Evangelium nach Lukas 15,1-32

Das Gleichnis vom verlorenen Schaf, der verlorenen Drachme und dem verlorenen Sohn offenbart Gottes unendliche Barmherzigkeit. Jesus zeigt, dass der Himmel sich mehr über einen reumütigen Sünder freut als über viele Gerechte. Im Gleichnis vom verlorenen Sohn wird die tiefe Vaterliebe Gottes sichtbar: Der Vater nimmt den reuigen Sohn voller Mitgefühl auf und feiert seine Rückkehr. Gleichzeitig fordert Jesus die „älteren Brüder“ auf, sich nicht der Gnade Gottes zu verschließen, sondern sich über die Rettung jedes Menschen zu freuen.


Kernbotschaft: Die Lesungen erinnern uns daran, dass Gottes Barmherzigkeit unendlich ist.

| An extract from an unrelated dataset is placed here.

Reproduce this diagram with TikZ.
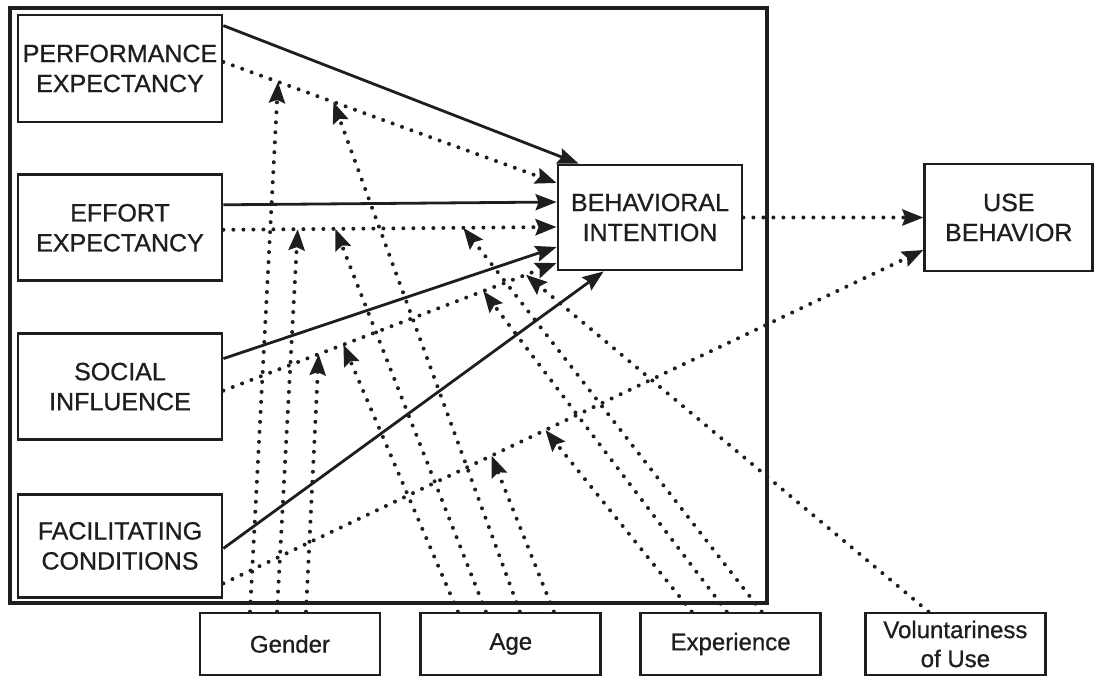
\documentclass[tikz,border=0pt]{standalone}
\usepackage{fontspec}
\setmainfont{Liberation Sans}[FakeBold=0.8]
\usetikzlibrary{arrows.meta,positioning,calc}
\definecolor{cInk}{HTML}{1E1E1E}

\begin{document}
\begin{tikzpicture}[
    x=1pt, y=-1pt,
    font=\fontsize{25}{30}\selectfont,
    construct/.style={draw=cInk, line width=2.8pt, align=center, inner sep=0pt,
                      text=cInk, minimum width=204pt},
    moderator/.style={construct, minimum width=180pt, minimum height=62pt,
                      font=\fontsize{24}{29}\selectfont},
    direct/.style={-{Stealth[length=21pt,width=16pt,inset=3pt]}, line width=2.8pt, draw=cInk},
    dotflow/.style={direct, line width=4pt, dash pattern=on 0pt off 10pt, line cap=round},
  ]
  \useasboundingbox (0,0) rectangle (1100,680);
  \node[draw=cInk, line width=3.4pt, inner sep=0pt, minimum width=757pt,
        minimum height=595pt] (frame) at (388.5,305.5) {};
  % determinants
  \node[construct, minimum height=107pt] (pe) at (120,68.5) {PERFORMANCE\\EXPECTANCY};
  \node[construct, minimum height=106pt, below=50pt of pe] (ee) {EFFORT\\EXPECTANCY};
  \node[construct, minimum height=106pt, below=50pt of ee] (si) {SOCIAL\\INFLUENCE};
  \node[construct, minimum height=103pt, below=52pt of si] (fc) {FACILITATING\\CONDITIONS};
  \node[construct, minimum width=184pt, minimum height=105pt] (bi) at (650,217.5)
    {BEHAVIORAL\\INTENTION};
  \node[construct, minimum width=168pt, minimum height=107pt, right=180pt of bi] (ub)
    {USE\\BEHAVIOR};
  % moderators
  \node[moderator] (gender) at (290,644) {Gender};
  \node[moderator, right=38pt of gender] (age) {Age};
  \node[moderator, right=37pt of age] (exper) {Experience};
  \node[moderator, right=42pt of exper] (volun) {Voluntariness\\of Use};
  % direct paths
  \draw[direct] ([yshift=-12pt]pe.north east) -- ([xshift=22pt]bi.north west);
  \draw[direct] ([yshift=23pt]ee.east) -- ([yshift=15.5pt]bi.west);
  \draw[direct] ([yshift=28pt]si.east) -- ([yshift=-29.5pt]bi.west);
  \draw[direct] ([yshift=-2.5pt]fc.east) -- ([xshift=47pt]bi.south west);
  \draw[dotflow] ([yshift=6.5pt]pe.east) --
    coordinate[pos=0.164] (pe-g) coordinate[pos=0.330] (pe-a) ([yshift=34.5pt]bi.west);
  \draw[dotflow] ([yshift=-2pt]ee.east) --
    coordinate[pos=0.223] (ee-g) coordinate[pos=0.336] (ee-a) coordinate[pos=0.72] (ee-e)
    ([yshift=-9.5pt]bi.west);
  \draw[dotflow] ([yshift=-4pt]si.east) --
    coordinate[pos=0.286] (si-g) coordinate[pos=0.360] (si-a) coordinate[pos=0.78] (si-e)
    coordinate[pos=0.908] (si-v) ([yshift=-45.5pt]bi.west);
  \draw[dotflow] ([yshift=-37.5pt]fc.east) --
    coordinate[pos=0.383] (fc-a) coordinate[pos=0.46] (fc-e) ([yshift=-32.5pt]ub.west);
  \draw[dotflow] (bi.east) -- (ub.west);
  % moderating effects
  \draw[dotflow] ([xshift=-40pt]gender.north) -- (pe-g);
  \draw[dotflow] ([xshift=-13pt]gender.north) -- (ee-g);
  \draw[dotflow] ([xshift=16pt]gender.north) -- (si-g);
  \draw[dotflow] ([xshift=-53pt]age.north) -- (si-a);
  \draw[dotflow] ([xshift=-25pt]age.north) -- (ee-a);
  \draw[dotflow] ([xshift=9pt]age.north) -- (pe-a);
  \draw[dotflow] ([xshift=43pt]age.north) -- (fc-a);
  \draw[dotflow] ([xshift=-39pt]exper.north) -- (fc-e);
  \draw[dotflow] ([xshift=-4pt]exper.north) -- (si-e);
  \draw[dotflow] ([xshift=31pt]exper.north) -- (ee-e);
  \draw[dotflow] ([xshift=-27pt]volun.north) -- (si-v);
\end{tikzpicture}
\end{document}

Er ruft uns zur Umkehr, zur Liebe und zur Vergebung auf. Wer seine Worte hört und danach lebt, baut sein Leben auf ein unerschütterliches Fundament. Gottes Gnade ist ein Geschenk, das wir annehmen und weitergeben sollen – im Vertrauen darauf, dass sein Wort uns zum wahren Leben führt.